Since then travelling surfers have discovered good waves in Fiji, Tahiti (and other parts of French Polynesia), Sri Lanka, Samoa, the Maldives, the Philippines, Papua New Guinea and a thousand other destinations. The common denominators? Palm trees. Warm water. Reefs. Beautiful and challenging waves. Tropical paradise!

Travelling to an exotic “adventure” destination is no longer edgy, cool or unusual. Most of these places are not even considered “off the beaten track” any more. The average surf-starved punter can pay out a few bucks and spent their annual holiday with bucket-loads of other adventurers, surfing perfect waves in the “perfect place” of their choice.
Introducing the world’s most extraordinary secret spot
Now for something completely different.
There is a place I want to go. It’s another kind of place all together. It’s expensive to get there. It’s expensive to stay. It’s expensive to get around once you arrive. Visa approval to go there is tough, expensive and time-consuming to acquire. You even need approvals to travel around the place once there. That being said, it is one potential surfing destination that you can bet that none of your mates have gotten within five thousand kilometres of. Despite the difficulties, if you are after a surfing adventure, this might be the place for you. If you wear a steamer when you surf in Australia, it probably isn’t. My tip for warm water lovers is just go back to Bali.
The Kamchatka Peninsula is a 1,250 k finger of land that sticks out into the Arctic waters of the Pacific Ocean and makes up the Eastern border of Siberia. Travel guide publisher, “Lonely Planet”, sums up Kamchatka with the following words.
“There are few places in the world that can simultaneously enthrall and disappoint quite like Kamchatka. A fickle temptress, it tends to hide its primal beauty behind a veil of thick clouds and fog. But when the skies finally clear and the powdered snouts of several dozen volcanoes appear through the clouds, all else melts away and you understand that you’re in a special place.”

Kamchatka is one of the world’s most extraordinary places… and it has waves! It is also one of the world’s most volcanically active spots. There are dozens of active volcanos, in winter, covered by meters and meters of Siberian powder snow. Thermal lakes and hot springs abound. Grizzly bears, wolves, deer and foxes roam this place. Kamchatka is wild! They don’t call it the land of ice and fire for nothing!
There is only one decent sized town in the whole of Kamchatka and it is not even connected to the Siberian mainland by road. The only practical way to get to Kamchatka for a foreigner is by air. A very small number of determined Russian visitors, to the peninsula, may be able to hitch a ride there on a fishing boat but it’s hard to see outsiders coming by this route.
Surfing comes to Kamchatka via some loony locals
A few years back a bunch of local Kamchatkans who were already addicted to skiing and snow-boarding in their pristine mountainous wilderness happened to see a documentary about Alaskans who surf. They quickly came up with the thought that they could do that, too. Their favorite hangout quickly became Khalaktyrsky Beach, an enormous black volcanic sandy Beach not far from the town of Petropavlovsk-Kamchatsky.

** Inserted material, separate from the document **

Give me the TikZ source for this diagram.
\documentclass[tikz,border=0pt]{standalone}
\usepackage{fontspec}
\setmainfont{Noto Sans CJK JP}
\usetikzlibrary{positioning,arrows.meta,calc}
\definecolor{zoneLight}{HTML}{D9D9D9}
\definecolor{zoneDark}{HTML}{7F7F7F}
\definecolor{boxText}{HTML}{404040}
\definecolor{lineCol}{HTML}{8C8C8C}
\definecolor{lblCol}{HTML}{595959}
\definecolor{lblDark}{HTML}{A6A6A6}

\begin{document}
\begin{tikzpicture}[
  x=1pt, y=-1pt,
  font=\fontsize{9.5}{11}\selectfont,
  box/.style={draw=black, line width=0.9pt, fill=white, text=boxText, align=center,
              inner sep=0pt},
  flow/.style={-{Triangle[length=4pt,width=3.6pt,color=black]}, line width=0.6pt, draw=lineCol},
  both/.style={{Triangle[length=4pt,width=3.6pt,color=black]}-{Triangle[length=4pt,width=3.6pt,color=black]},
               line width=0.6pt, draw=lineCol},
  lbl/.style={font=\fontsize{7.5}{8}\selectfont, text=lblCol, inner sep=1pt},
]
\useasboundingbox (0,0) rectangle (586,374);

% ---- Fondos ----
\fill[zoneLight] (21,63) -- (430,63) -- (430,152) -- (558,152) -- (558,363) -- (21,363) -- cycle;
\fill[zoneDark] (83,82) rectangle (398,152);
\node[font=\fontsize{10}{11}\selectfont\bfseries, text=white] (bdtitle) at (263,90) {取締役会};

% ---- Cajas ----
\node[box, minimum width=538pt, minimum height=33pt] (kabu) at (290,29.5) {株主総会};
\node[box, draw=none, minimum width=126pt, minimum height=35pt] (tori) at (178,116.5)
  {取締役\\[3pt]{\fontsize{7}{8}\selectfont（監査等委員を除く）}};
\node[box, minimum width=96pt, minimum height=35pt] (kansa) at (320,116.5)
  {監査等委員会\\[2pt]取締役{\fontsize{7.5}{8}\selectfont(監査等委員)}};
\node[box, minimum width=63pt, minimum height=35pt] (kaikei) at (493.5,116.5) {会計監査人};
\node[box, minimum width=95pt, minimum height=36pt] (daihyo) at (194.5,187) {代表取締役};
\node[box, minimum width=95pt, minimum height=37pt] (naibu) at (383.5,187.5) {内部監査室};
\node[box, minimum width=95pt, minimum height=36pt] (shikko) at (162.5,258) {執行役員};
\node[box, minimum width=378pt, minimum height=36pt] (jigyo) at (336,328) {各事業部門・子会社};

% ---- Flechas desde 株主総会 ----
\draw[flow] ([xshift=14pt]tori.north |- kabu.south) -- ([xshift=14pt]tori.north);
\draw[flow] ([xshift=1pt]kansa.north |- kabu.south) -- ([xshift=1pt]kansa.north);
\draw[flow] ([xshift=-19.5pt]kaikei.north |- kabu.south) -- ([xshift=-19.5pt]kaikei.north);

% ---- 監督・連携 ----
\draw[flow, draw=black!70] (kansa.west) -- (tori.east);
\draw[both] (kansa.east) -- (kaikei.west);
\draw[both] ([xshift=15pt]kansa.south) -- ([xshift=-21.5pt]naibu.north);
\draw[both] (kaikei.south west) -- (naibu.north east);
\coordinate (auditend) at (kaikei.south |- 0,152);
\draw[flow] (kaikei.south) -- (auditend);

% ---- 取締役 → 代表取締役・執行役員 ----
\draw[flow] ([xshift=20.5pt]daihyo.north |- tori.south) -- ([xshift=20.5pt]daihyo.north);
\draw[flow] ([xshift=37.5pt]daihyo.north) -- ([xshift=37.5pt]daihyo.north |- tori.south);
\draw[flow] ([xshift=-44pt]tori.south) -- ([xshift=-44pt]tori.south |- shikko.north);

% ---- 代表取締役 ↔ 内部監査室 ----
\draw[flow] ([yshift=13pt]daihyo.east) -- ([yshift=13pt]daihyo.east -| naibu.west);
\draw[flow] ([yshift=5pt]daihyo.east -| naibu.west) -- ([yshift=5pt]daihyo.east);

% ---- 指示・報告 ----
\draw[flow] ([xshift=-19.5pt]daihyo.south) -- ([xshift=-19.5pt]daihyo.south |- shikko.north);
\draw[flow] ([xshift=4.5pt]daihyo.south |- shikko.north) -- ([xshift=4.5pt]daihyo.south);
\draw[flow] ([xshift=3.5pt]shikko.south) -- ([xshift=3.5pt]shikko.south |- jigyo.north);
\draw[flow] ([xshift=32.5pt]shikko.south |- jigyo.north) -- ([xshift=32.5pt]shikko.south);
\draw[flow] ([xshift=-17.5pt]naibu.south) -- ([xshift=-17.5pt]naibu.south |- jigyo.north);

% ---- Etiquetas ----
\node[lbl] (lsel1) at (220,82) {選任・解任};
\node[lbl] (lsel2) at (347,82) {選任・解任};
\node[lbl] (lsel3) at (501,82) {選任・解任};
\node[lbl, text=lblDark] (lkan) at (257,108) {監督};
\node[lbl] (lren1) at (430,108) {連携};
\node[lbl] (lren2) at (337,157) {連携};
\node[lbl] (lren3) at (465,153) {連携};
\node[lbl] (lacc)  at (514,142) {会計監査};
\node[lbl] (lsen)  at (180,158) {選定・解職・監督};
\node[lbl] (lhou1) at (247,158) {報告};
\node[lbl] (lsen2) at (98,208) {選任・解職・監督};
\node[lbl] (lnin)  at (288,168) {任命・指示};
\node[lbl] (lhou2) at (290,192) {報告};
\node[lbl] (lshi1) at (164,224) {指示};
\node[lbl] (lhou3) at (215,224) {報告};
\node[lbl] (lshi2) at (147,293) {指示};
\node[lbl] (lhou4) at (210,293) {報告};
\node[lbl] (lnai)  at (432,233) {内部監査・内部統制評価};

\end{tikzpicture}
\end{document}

Nothing is easy about surfing in Kamchatka. Even getting to the beach involves transport on a reliable four or six-wheel drive truck. When Kamchatkans go for a surf they take a tent. If it’s going to be hard work to get there, they may as well stay for a few days. There is no one specific surf spot at Khalaktyrsky. Choosing the day’s surfing destination usually involves travelling up the beach in an all-wheel drive truck until a nice bank with ridable A-frame set-up is spotted. Kamchatka surfing usually involves riding beautifully formed crystalline small to medium sized beach breaks. Shore-breaking tubes are a common choice for the locals.
While surfing and hanging at the beach is quite popular among locals in summer it is the winter that brings the small number of dedicated surfers to the beach. Imagine surfing crystal clear waves (the heavy, black, volcanic sand does not churn up in the waves the way our white and gold sand does) on a snow-covered beach surrounded by enormous mountains belching sulphurous smoke. The water? A fraction over 0 degrees. The air? Somewhere around minus 20! We are talking about wet suits made from the thickest rubber you could imagine along with booties, gloves and hood. If it didn’t make it impossible to see, one would even be tempted to wear goggles.

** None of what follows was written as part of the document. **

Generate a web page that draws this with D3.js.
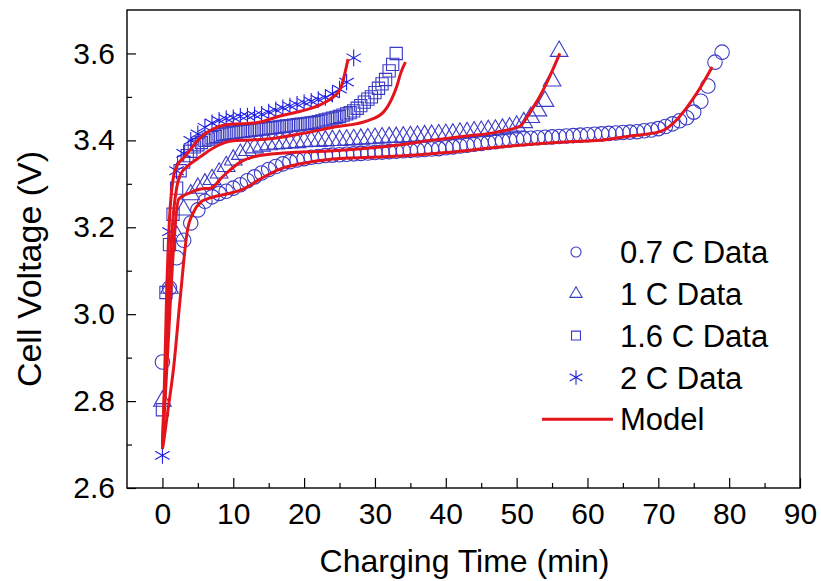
<!DOCTYPE html>
<html>
<head>
<meta charset="utf-8">
<script src="https://cdn.jsdelivr.net/npm/d3@7"></script>
<style>
  body { margin: 0; background: #fff; }
  text { font-family: "Liberation Sans", Arial, sans-serif; fill: #000; }
  .axis path { display: none; }
  .axis line { stroke: #000; stroke-width: 1.2; }
</style>
</head>
<body>
<div id="chart"></div>
<script>
// measured data (time in min, cell voltage in V)
const data07 = [[0,2.89],[1,3.06],[2,3.13],[3,3.17],[4,3.21],[5,3.24],[6,3.26],[7,3.27],[8,3.278],[9,3.283],
  [10,3.29],[11,3.298],[12,3.307],[13,3.316],[14,3.325],[15,3.333],[16,3.34],[17,3.346],[18,3.351],[19,3.355],
  [20,3.358],[21,3.361],[22,3.363],[23,3.365],[24,3.366],[25,3.367],[26,3.368],[27,3.369],[28,3.37],[29,3.371],
  [30,3.372],[31,3.373],[32,3.374],[33,3.375],[34,3.376],[35,3.377],[36,3.378],[37,3.379],[38,3.38],[39,3.381],
  [40,3.383],[41,3.385],[42,3.387],[43,3.389],[44,3.391],[45,3.393],[46,3.395],[47,3.397],[48,3.399],[49,3.401],
  [50,3.403],[51,3.404],[52,3.405],[53,3.406],[54,3.407],[55,3.408],[56,3.409],[57,3.41],[58,3.411],[59,3.412],
  [60,3.413],[61,3.414],[62,3.415],[63,3.416],[64,3.417],[65,3.418],[66,3.419],[67,3.42],[68,3.422],[69,3.424],
  [70,3.427],[71,3.432],[72,3.438],[73,3.445],[74,3.452],[75,3.465],[76,3.49],[77,3.525],[78,3.58],[79,3.603]];

const data1 = [[0,2.80],[1,3.06],[2,3.18],[3,3.24],[4,3.275],[5,3.29],[6,3.30],[7,3.31],[8,3.325],[9,3.34],
  [10,3.355],[11,3.368],[12,3.377],[13,3.383],[14,3.387],[15,3.39],[16,3.392],[17,3.393],[18,3.394],[19,3.395],
  [20,3.397],[21,3.398],[22,3.398],[23,3.399],[24,3.40],[25,3.40],[26,3.401],[27,3.402],[28,3.403],[29,3.404],
  [30,3.405],[31,3.406],[32,3.407],[33,3.407],[34,3.408],[35,3.409],[36,3.41],[37,3.411],[38,3.412],[39,3.413],
  [40,3.414],[41,3.415],[42,3.417],[43,3.418],[44,3.42],[45,3.421],[46,3.423],[47,3.424],[48,3.426],[49,3.429],
  [50,3.433],[51,3.441],[52,3.453],[53,3.468],[54,3.49],[55,3.537],[56,3.605]];

const data16 = [[0,2.78],[0.5,3.05],[1,3.16],[1.5,3.23],[2,3.29],[2.5,3.33],[3,3.35],[3.5,3.365],[4,3.375],[4.5,3.385],
  [5,3.39],[5.5,3.395],[6,3.40],[6.5,3.403],[7,3.406],[7.5,3.409],[8,3.412],[8.5,3.414],[9,3.416],[9.5,3.417],
  [10,3.418],[10.5,3.419],[11,3.42],[11.5,3.421],[12,3.422],[12.5,3.423],[13,3.424],[13.5,3.425],[14,3.426],[14.5,3.427],
  [15,3.428],[15.5,3.429],[16,3.43],[16.5,3.431],[17,3.432],[17.5,3.433],[18,3.434],[18.5,3.435],[19,3.436],[19.5,3.437],
  [20,3.438],[20.5,3.439],[21,3.44],[21.5,3.441],[22,3.443],[22.5,3.445],[23,3.447],[23.5,3.449],[24,3.451],[24.5,3.453],
  [25,3.455],[25.5,3.458],[26,3.461],[26.5,3.464],[27,3.468],[27.5,3.474],[28,3.48],[28.5,3.488],[29,3.495],[29.5,3.50],
  [30,3.51],[30.5,3.52],[31,3.53],[31.5,3.54],[32,3.56],[32.5,3.575],[33,3.60]];

const data2 = [[0,2.675],[1,3.19],[2,3.33],[3,3.37],[4,3.40],[5,3.415],[6,3.43],[7,3.44],[8,3.446],[9,3.45],
  [10,3.452],[11,3.455],[12,3.456],[13,3.458],[14,3.46],[15,3.465],[16,3.47],[17,3.475],[18,3.479],[19,3.483],
  [20,3.487],[21,3.49],[22,3.494],[23,3.499],[24,3.507],[25,3.518],[26,3.534],[27,3.59]];

// model curves
const model07 = [[0,2.69],[0.2,2.71],[0.7,2.77],[1.6,2.88],[2.5,3.035],[3.5,3.19],[4.4,3.235],[5.4,3.258],[6.3,3.265],
  [9.2,3.277],[11.4,3.288],[13.8,3.311],[16.6,3.334],[19.5,3.346],[24.1,3.357],[33.6,3.364],[40,3.372],[47.7,3.385],
  [57.5,3.397],[61.8,3.40],[66,3.41],[70.2,3.42],[75.6,3.513],[77.6,3.569]];
const model1 = [[0,2.69],[0.4,2.81],[0.9,2.96],[1.4,3.11],[2.3,3.265],[4,3.28],[5.4,3.288],[6.8,3.29],[8.6,3.318],
  [11,3.35],[13.4,3.364],[17.1,3.371],[24.1,3.376],[33.6,3.39],[37.8,3.40],[43,3.41],[47.2,3.419],[50.5,3.433],
  [51.9,3.465],[53.3,3.502],[54.3,3.534],[56.1,3.60]];
const model16 = [[0,2.70],[0.4,2.85],[0.8,3.02],[1.2,3.15],[1.6,3.24],[2,3.29],[2.5,3.32],[3.5,3.34],[4.9,3.357],
  [6,3.37],[7.7,3.387],[10,3.399],[14.8,3.403],[19.5,3.415],[24.1,3.43],[28.9,3.445],[31.2,3.465],[32.5,3.50],
  [33.1,3.525],[33.6,3.553],[34.3,3.58]];
const model2 = [[0,2.69],[0.3,2.85],[0.6,3.05],[1,3.22],[1.5,3.31],[2,3.34],[3,3.36],[4,3.38],[5,3.40],[6,3.415],
  [7,3.425],[8,3.432],[9,3.436],[11,3.438],[13,3.44],[14,3.443],[16.6,3.456],[19.5,3.467],[22,3.48],[23.7,3.495],
  [25.1,3.518],[26.2,3.587]];

const xTicks = [0,10,20,30,40,50,60,70,80,90];
const xMinor = [5,15,25,35,45,55,65,75,85];
const yTicks = [2.6,2.8,3.0,3.2,3.4,3.6];
const yMinor = [2.7,2.9,3.1,3.3,3.5];
const legendLabels = ['0.7 C Data','1 C Data','1.6 C Data','2 C Data','Model'];

const blue = '#3a3ac6';
const red = '#e3141b';

const margin = {top: 10, right: 21, bottom: 93, left: 127};
const width = 821 - margin.left - margin.right,
  height = 581 - margin.top - margin.bottom;

const svg = d3.select('#chart').append('svg')
  .attr('width', 821)
  .attr('height', 581)
  .append('g')
  .attr('transform', `translate(${margin.left}, ${margin.top})`);

const xScale = d3.scaleLinear().domain([-5, 90]).range([0, width]);
const yScale = d3.scaleLinear().domain([2.6, 3.7]).range([height, 0]);

// asterisk symbol: three crossing strokes
const asterisk = {
  draw(ctx, size) {
    const r = Math.sqrt(size) / 2;
    for (let k = 0; k < 3; k++) {
      const a = Math.PI / 2 + k * Math.PI / 3;
      ctx.moveTo(r * Math.cos(a), r * Math.sin(a));
      ctx.lineTo(-r * Math.cos(a), -r * Math.sin(a));
    }
  }
};

// axes (ticks point inward)
svg.append('g')
  .attr('class', 'axis x-axis')
  .attr('transform', `translate(0, ${height})`)
  .call(d3.axisBottom(xScale).tickValues(xTicks).tickSize(-10).tickPadding(15).tickFormat(d3.format('d')))
  .call(g => g.selectAll('text').attr('font-size', 30));
svg.append('g')
  .attr('class', 'axis')
  .attr('transform', `translate(0, ${height})`)
  .call(d3.axisBottom(xScale).tickValues(xMinor).tickSize(-5).tickFormat(''));

svg.append('g')
  .attr('class', 'axis y-axis')
  .call(d3.axisLeft(yScale).tickValues(yTicks).tickSize(-9).tickPadding(12).tickFormat(d3.format('.1f')))
  .call(g => g.selectAll('text').attr('font-size', 30));
svg.append('g')
  .attr('class', 'axis')
  .call(d3.axisLeft(yScale).tickValues(yMinor).tickSize(-5).tickFormat(''));

svg.append('rect')
  .attr('width', width)
  .attr('height', height)
  .attr('fill', 'none')
  .attr('stroke', '#000')
  .attr('stroke-width', 1.4);

const plot = svg.append('g');

const series = [
  {data: data07, type: d3.symbolCircle, size: 165},
  {data: data1, type: d3.symbolTriangle, size: 135},
  {data: data16, type: d3.symbolSquare, size: 150},
  {data: data2, type: asterisk, size: 280}
];

series.forEach(s => {
  plot.selectAll(null)
    .data(s.data)
    .enter()
    .append('path')
    .attr('d', d3.symbol(s.type, s.size))
    .attr('transform', d => `translate(${xScale(d[0])}, ${yScale(d[1])})`)
    .attr('fill', 'none')
    .attr('stroke', s.type === asterisk ? '#1f1fe6' : blue)
    .attr('stroke-width', 1.1);
});

const line = d3.line()
  .x(d => xScale(d[0]))
  .y(d => yScale(d[1]))
  .curve(d3.curveMonotoneX);

[model07, model1, model16, model2].forEach(m => {
  plot.append('path')
    .datum(m)
    .attr('d', line)
    .attr('fill', 'none')
    .attr('stroke', red)
    .attr('stroke-width', 3)
    .attr('stroke-linejoin', 'round');
});

// legend
const legend = svg.append('g').attr('transform', `translate(${576 - margin.left}, ${252 - margin.top})`);
const legendSymbols = [
  {type: d3.symbolCircle, size: 80},
  {type: d3.symbolTriangle, size: 65},
  {type: d3.symbolSquare, size: 80},
  {type: asterisk, size: 210}
];
legendLabels.forEach((label, i) => {
  const row = legend.append('g').attr('transform', `translate(0, ${i * 41.8})`);
  if (i < 4) {
    row.append('path')
      .attr('d', d3.symbol(legendSymbols[i].type, legendSymbols[i].size))
      .attr('fill', 'none')
      .attr('stroke', i === 3 ? '#1f1fe6' : blue)
      .attr('stroke-width', 1.1);
  } else {
    row.append('line')
      .attr('x1', -34).attr('x2', 37)
      .attr('stroke', red)
      .attr('stroke-width', 3);
  }
  row.append('text')
    .attr('x', 44)
    .attr('dy', '0.36em')
    .attr('font-size', 31)
    .text(label);
});

// axis titles
svg.append('text')
  .attr('x', width / 2 + 1)
  .attr('y', height + 84)
  .attr('text-anchor', 'middle')
  .attr('font-size', 32)
  .text('Charging Time (min)');

svg.append('text')
  .attr('transform', `translate(${41 - margin.left}, ${height / 2 + 20}) rotate(-90)`)
  .attr('text-anchor', 'middle')
  .attr('font-size', 34)
  .text('Cell Voltage (V)');
</script>
</body>
</html>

When they first enter the water, Kamchatkan surfers must fight against the urge to give it a big miss. Every ounce of their consciousness screams at them to get the hell out of the water as quickly as possible before they die. These die-hards claim that once the initial horror at the conditions is overcome and a few great waves are scored then the pain is forgotten and an unbelievable surfing bliss is achieved.
Not just surfing
After the morning’s surf session, it’s even possible to hitch a ride on an old military style chopper ferrying locals into a nearby mountainous national park for a spot of off-piste snow-boarding or skiing in one of the world’s most remote and wild places.
Let’s face it. Kamchatka surfing and skiing is not for everyone. For a start, unless you are extraordinarily resourceful or rich, even getting there is beyond most of our holiday budgets. Then you must deal with the Russian immigration bureaucracy wanting to make life difficult and travel companies wanting to take advantage of your desire to experience extreme surfing. All the possible down-sides being considered, I still want to go. Snow, surf, frikkin’ huge bears and thousands of kilometers of wilderness sound pretty great to me. But maybe it’s just a fantasy. Maybe I don’t have the ticker for it!